# Mardi Gras 2021



## RadishRose (Feb 15, 2021)

All  Mardi Gras parades have been canceled in New Orleans due to Covid tomorrow, (Fat Tuesday).
https://www.mardigrasneworleans.com/when-is-mardi-gras/


----------



## RadishRose (Feb 15, 2021)




----------



## Jeni (Feb 15, 2021)

I understand why........ but as we miss more and more of these events ..... that perhaps were tourism destinations .... 
the more many have not really missed them... i wonder how many festivals or events that were every year plans for some people will be gone..... or not the draw they once were.


----------



## debodun (Feb 16, 2021)

I have some necklaces and dubloons.

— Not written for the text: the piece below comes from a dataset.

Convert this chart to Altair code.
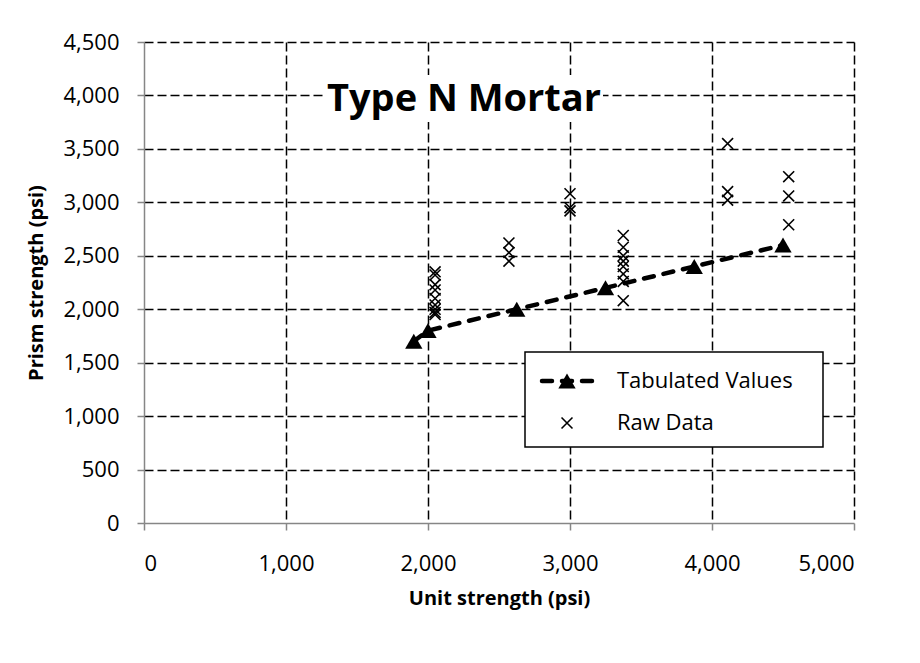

A guy that worked in the lab was a New Orleans native. He'd go down every year and get a buch to give away to the staff. At least I didn't have to do what most women have to to get them.


----------



## Keesha (Feb 16, 2021)

debodun said:


> At least I didn't have to do what most women have to to get them.
> 
> View attachment 150163


Huh? Whatcha mean Debo?


----------



## debodun (Feb 16, 2021)

I think you know.


----------



## 911 (Feb 16, 2021)

Tomorrow is Ash Wednesday and today is *Fat Tuesday. *


----------



## jujube (Feb 16, 2021)

EVERY Tuesday is Fat Tuesday for me.  There's also Fat Monday, Fat Wednesday, Fat Thursday.......   And I manage to make an Ash of myself on more days than Wednesdays.


----------